• TASK DIRECTIONS
Pictures in the data below are not part of the copy; transcribe everything else exactly.

• GIVEN DATA

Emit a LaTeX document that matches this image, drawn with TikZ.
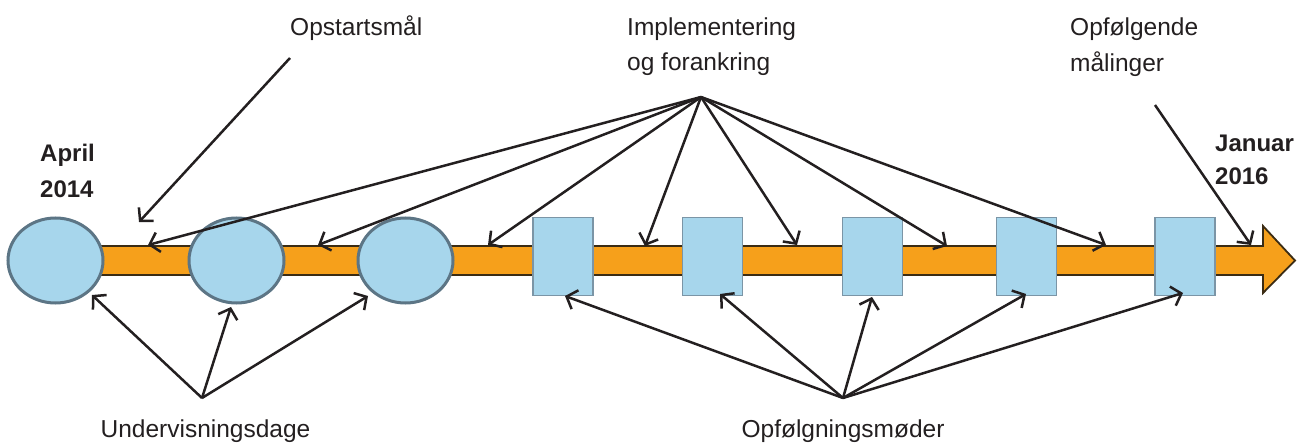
\documentclass[tikz,border=0pt]{standalone}
\usepackage{fontspec}
\setmainfont{Liberation Sans}
\usetikzlibrary{arrows.meta,shapes.geometric}
\definecolor{barorange}{HTML}{F6A01B}
\definecolor{barline}{HTML}{3B2C14}
\definecolor{boxblue}{HTML}{A7D6EC}
\definecolor{circline}{HTML}{5C7585}
\definecolor{rectline}{HTML}{7B95A6}
\definecolor{txt}{HTML}{231F20}
\tikzset{
  ell/.style={ellipse,draw=circline,line width=3pt,fill=boxblue,minimum width=95pt,minimum height=85pt,inner sep=0pt},
  box/.style={rectangle,draw=rectline,line width=1.8pt,fill=boxblue,minimum width=60pt,minimum height=78pt,inner sep=0pt},
  lbl/.style={anchor=base west,inner sep=0pt,text=txt,font=\fontsize{24.5}{30}\selectfont},
  blbl/.style={anchor=base west,inner sep=0pt,text=txt,font=\fontsize{24}{30}\selectfont\bfseries},
  clbl/.style={anchor=base,inner sep=0pt,text=txt,font=\fontsize{24.5}{30}\selectfont},
  pt/.style={-{Straight Barb[length=9pt,width=20pt,line width=2.5pt]},line width=2.5pt,draw=txt}
}
\begin{document}
\begin{tikzpicture}[x=1pt,y=-1pt]
\useasboundingbox (0,0) rectangle (1298,443);
% bar
\draw[fill=barorange,draw=barline,line width=1.8pt,line join=miter]
  (100,246) -- (1263,246) -- (1263,226) -- (1295,260.5) -- (1263,293) -- (1263,275) -- (100,275) -- cycle;
% circles
\node[ell] (c1) at (55.5,260.5) {};
\node[ell] (c2) at (236.5,260.5) {};
\node[ell] (c3) at (405.5,260.5) {};
% boxes
\node[box] (r1) at (563,256.5) {};
\node[box] (r2) at (712.5,256.5) {};
\node[box] (r3) at (872.5,256.5) {};
\node[box] (r4) at (1026.5,256.5) {};
\node[box] (r5) at (1185,256.5) {};
% texts
\node[lbl] (opst) at (290,36) {Opstartsmål};
\node[lbl] (impl1) at (627,36) {Implementering};
\node[lbl] (impl2) at (627,71) {og forankring};
\node[lbl] (opfm1) at (1070,36) {Opfølgende};
\node[lbl] (opfm2) at (1070,72) {målinger};
\node[blbl] (apr1) at (40,162) {April};
\node[blbl] (apr2) at (40,198) {2014};
\node[blbl] (jan1) at (1215,152) {Januar};
\node[blbl] (jan2) at (1215,185) {2016};
\node[clbl] (underv) at (205.5,437) {Undervisningsdage};
\node[clbl] (opfn) at (843,437) {Opfølgningsmøder};
% origins
\coordinate (oOpst) at (290,58);
\coordinate (oImpl) at (701,97);
\coordinate (oOpfm) at (1155,105);
\coordinate (oUnd) at (202,398);
\coordinate (oOpfn) at (843,398);
% targets
\coordinate (tOpst) at (139,222);
\coordinate (tI1) at (148,245);
\coordinate (tI2) at (318,245);
\coordinate (tI3) at (488,245);
\coordinate (tI4) at (645,246);
\coordinate (tI5) at (797,245);
\coordinate (tI6) at (947,246);
\coordinate (tI7) at (1106,245);
\coordinate (tOpfm) at (1251,245);
\coordinate (tU1) at (92,295);
\coordinate (tU2) at (231,307);
\coordinate (tU3) at (368,296);
\coordinate (tO1) at (565,296);
\coordinate (tO2) at (720,294);
\coordinate (tO3) at (872,297);
\coordinate (tO4) at (1026,294);
\coordinate (tO5) at (1183,293);
% connectors
\draw[pt] (oOpst) -- (tOpst);
\foreach \t in {tI1,tI2,tI3,tI4,tI5,tI6,tI7} \draw[pt] (oImpl) -- (\t);
\draw[pt] (oOpfm) -- (tOpfm);
\foreach \t in {tU1,tU2,tU3} \draw[pt] (oUnd) -- (\t);
\foreach \t in {tO1,tO2,tO3,tO4,tO5} \draw[pt] (oOpfn) -- (\t);
\end{tikzpicture}
\end{document}
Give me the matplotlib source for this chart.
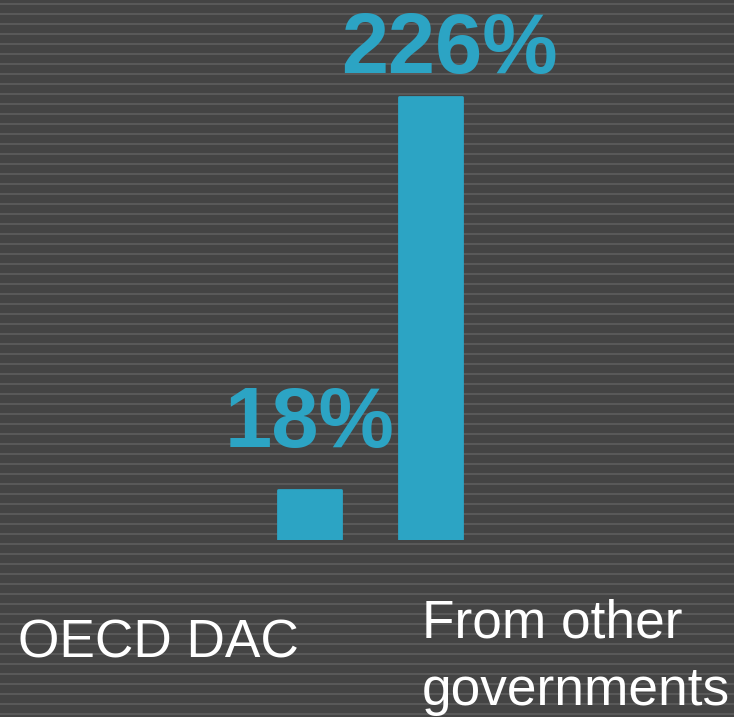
"""Two-bar comparison: OECD DAC vs other governments, striped dark backdrop."""

import matplotlib
matplotlib.use("Agg")
import matplotlib.pyplot as plt

categories = ["OECD DAC", "From other\ngovernments"]
values = [18, 226]
value_labels = ["18%", "226%"]

BG = "#444444"
STRIPE = "#595959"
BLUE = "#2ca4c4"
W, H = 734, 717

plt.rcParams["font.family"] = ["Liberation Sans", "DejaVu Sans"]

fig = plt.figure(figsize=(W / 100, H / 100), dpi=100)
fig.patch.set_facecolor(BG)

# background stripes in pixel space
bg = fig.add_axes([0, 0, 1, 1], zorder=0)
bg.set_xlim(0, W)
bg.set_ylim(H, 0)
bg.set_facecolor(BG)
bg.axis("off")
for y in range(4, H, 10):
    bg.axhspan(y - 1, y + 1, color=STRIPE, lw=0)

# bar axes: bottom edge sits on the bar baseline (540 px from top)
base_px = 540
ax = fig.add_axes([0, (H - base_px) / H, 1, base_px / H], zorder=1)
ax.set_facecolor("none")
ax.axis("off")
px_per_unit_y = 443 / (226 + 8.5)
bottom = -8.5
ax.set_ylim(bottom, bottom + base_px / px_per_unit_y)
x0, px_per_unit_x = 309, 121.5
ax.set_xlim(-x0 / px_per_unit_x, (W - x0) / px_per_unit_x)

xs = list(range(len(values)))
heights = [v - bottom for v in values]
ax.bar(xs, heights, bottom=bottom, width=63 / px_per_unit_x, color=BLUE,
       edgecolor=BLUE, linewidth=2, joinstyle="round")

label_dx = [0.5, 13.3]
label_dy = [31, 17.3]
for x, v, lab, dx, dy in zip(xs, values, value_labels, label_dx, label_dy):
    ax.annotate(lab, (x, v), xytext=(dx, dy), textcoords="offset points",
                ha="center", va="baseline", fontsize=61, fontweight="bold",
                color=BLUE)

cat_pos = [(18, 657), (422, 705)]
for name, (px, py) in zip(categories, cat_pos):
    fig.text(px / W, 1 - py / H, name, ha="left", va="baseline",
             fontsize=38.3, color="white", linespacing=1.45)

fig.savefig("out.png", dpi=100, facecolor=BG)
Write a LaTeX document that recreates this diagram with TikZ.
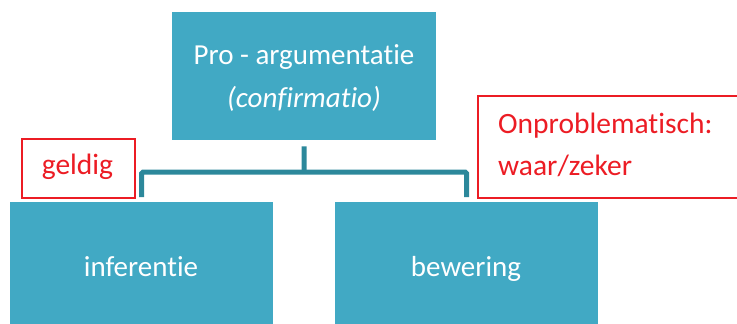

• TASK RESULT
Emit a LaTeX document that matches this image, drawn with TikZ.
\documentclass[tikz,border=0pt]{standalone}
\usepackage{fontspec}
\setmainfont{Liberation Sans}
\usetikzlibrary{arrows.meta,shapes.geometric}
\definecolor{barorange}{HTML}{F6A01B}
\definecolor{barline}{HTML}{3B2C14}
\definecolor{boxblue}{HTML}{A7D6EC}
\definecolor{circline}{HTML}{5C7585}
\definecolor{rectline}{HTML}{7B95A6}
\definecolor{txt}{HTML}{231F20}
\tikzset{
  ell/.style={ellipse,draw=circline,line width=3pt,fill=boxblue,minimum width=95pt,minimum height=85pt,inner sep=0pt},
  box/.style={rectangle,draw=rectline,line width=1.8pt,fill=boxblue,minimum width=60pt,minimum height=78pt,inner sep=0pt},
  lbl/.style={anchor=base west,inner sep=0pt,text=txt,font=\fontsize{24.5}{30}\selectfont},
  blbl/.style={anchor=base west,inner sep=0pt,text=txt,font=\fontsize{24}{30}\selectfont\bfseries},
  clbl/.style={anchor=base,inner sep=0pt,text=txt,font=\fontsize{24.5}{30}\selectfont},
  pt/.style={-{Straight Barb[length=9pt,width=20pt,line width=2.5pt]},line width=2.5pt,draw=txt}
}
\begin{document}
\begin{tikzpicture}[x=1pt,y=-1pt]
\useasboundingbox (0,0) rectangle (1298,443);
% bar
\draw[fill=barorange,draw=barline,line width=1.8pt,line join=miter]
  (100,246) -- (1263,246) -- (1263,226) -- (1295,260.5) -- (1263,293) -- (1263,275) -- (100,275) -- cycle;
% circles
\node[ell] (c1) at (55.5,260.5) {};
\node[ell] (c2) at (236.5,260.5) {};
\node[ell] (c3) at (405.5,260.5) {};
% boxes
\node[box] (r1) at (563,256.5) {};
\node[box] (r2) at (712.5,256.5) {};
\node[box] (r3) at (872.5,256.5) {};
\node[box] (r4) at (1026.5,256.5) {};
\node[box] (r5) at (1185,256.5) {};
% texts
\node[lbl] (opst) at (290,36) {Opstartsmål};
\node[lbl] (impl1) at (627,36) {Implementering};
\node[lbl] (impl2) at (627,71) {og forankring};
\node[lbl] (opfm1) at (1070,36) {Opfølgende};
\node[lbl] (opfm2) at (1070,72) {målinger};
\node[blbl] (apr1) at (40,162) {April};
\node[blbl] (apr2) at (40,198) {2014};
\node[blbl] (jan1) at (1215,152) {Januar};
\node[blbl] (jan2) at (1215,185) {2016};
\node[clbl] (underv) at (205.5,437) {Undervisningsdage};
\node[clbl] (opfn) at (843,437) {Opfølgningsmøder};
% origins
\coordinate (oOpst) at (290,58);
\coordinate (oImpl) at (701,97);
\coordinate (oOpfm) at (1155,105);
\coordinate (oUnd) at (202,398);
\coordinate (oOpfn) at (843,398);
% targets
\coordinate (tOpst) at (139,222);
\coordinate (tI1) at (148,245);
\coordinate (tI2) at (318,245);
\coordinate (tI3) at (488,245);
\coordinate (tI4) at (645,246);
\coordinate (tI5) at (797,245);
\coordinate (tI6) at (947,246);
\coordinate (tI7) at (1106,245);
\coordinate (tOpfm) at (1251,245);
\coordinate (tU1) at (92,295);
\coordinate (tU2) at (231,307);
\coordinate (tU3) at (368,296);
\coordinate (tO1) at (565,296);
\coordinate (tO2) at (720,294);
\coordinate (tO3) at (872,297);
\coordinate (tO4) at (1026,294);
\coordinate (tO5) at (1183,293);
% connectors
\draw[pt] (oOpst) -- (tOpst);
\foreach \t in {tI1,tI2,tI3,tI4,tI5,tI6,tI7} \draw[pt] (oImpl) -- (\t);
\draw[pt] (oOpfm) -- (tOpfm);
\foreach \t in {tU1,tU2,tU3} \draw[pt] (oUnd) -- (\t);
\foreach \t in {tO1,tO2,tO3,tO4,tO5} \draw[pt] (oOpfn) -- (\t);
\end{tikzpicture}
\end{document}
Give me the matplotlib source for this chart.
"""Two-bar comparison: OECD DAC vs other governments, striped dark backdrop."""

import matplotlib
matplotlib.use("Agg")
import matplotlib.pyplot as plt

categories = ["OECD DAC", "From other\ngovernments"]
values = [18, 226]
value_labels = ["18%", "226%"]

BG = "#444444"
STRIPE = "#595959"
BLUE = "#2ca4c4"
W, H = 734, 717

plt.rcParams["font.family"] = ["Liberation Sans", "DejaVu Sans"]

fig = plt.figure(figsize=(W / 100, H / 100), dpi=100)
fig.patch.set_facecolor(BG)

# background stripes in pixel space
bg = fig.add_axes([0, 0, 1, 1], zorder=0)
bg.set_xlim(0, W)
bg.set_ylim(H, 0)
bg.set_facecolor(BG)
bg.axis("off")
for y in range(4, H, 10):
    bg.axhspan(y - 1, y + 1, color=STRIPE, lw=0)

# bar axes: bottom edge sits on the bar baseline (540 px from top)
base_px = 540
ax = fig.add_axes([0, (H - base_px) / H, 1, base_px / H], zorder=1)
ax.set_facecolor("none")
ax.axis("off")
px_per_unit_y = 443 / (226 + 8.5)
bottom = -8.5
ax.set_ylim(bottom, bottom + base_px / px_per_unit_y)
x0, px_per_unit_x = 309, 121.5
ax.set_xlim(-x0 / px_per_unit_x, (W - x0) / px_per_unit_x)

xs = list(range(len(values)))
heights = [v - bottom for v in values]
ax.bar(xs, heights, bottom=bottom, width=63 / px_per_unit_x, color=BLUE,
       edgecolor=BLUE, linewidth=2, joinstyle="round")

label_dx = [0.5, 13.3]
label_dy = [31, 17.3]
for x, v, lab, dx, dy in zip(xs, values, value_labels, label_dx, label_dy):
    ax.annotate(lab, (x, v), xytext=(dx, dy), textcoords="offset points",
                ha="center", va="baseline", fontsize=61, fontweight="bold",
                color=BLUE)

cat_pos = [(18, 657), (422, 705)]
for name, (px, py) in zip(categories, cat_pos):
    fig.text(px / W, 1 - py / H, name, ha="left", va="baseline",
             fontsize=38.3, color="white", linespacing=1.45)

fig.savefig("out.png", dpi=100, facecolor=BG)
Write a LaTeX document that recreates this diagram with TikZ.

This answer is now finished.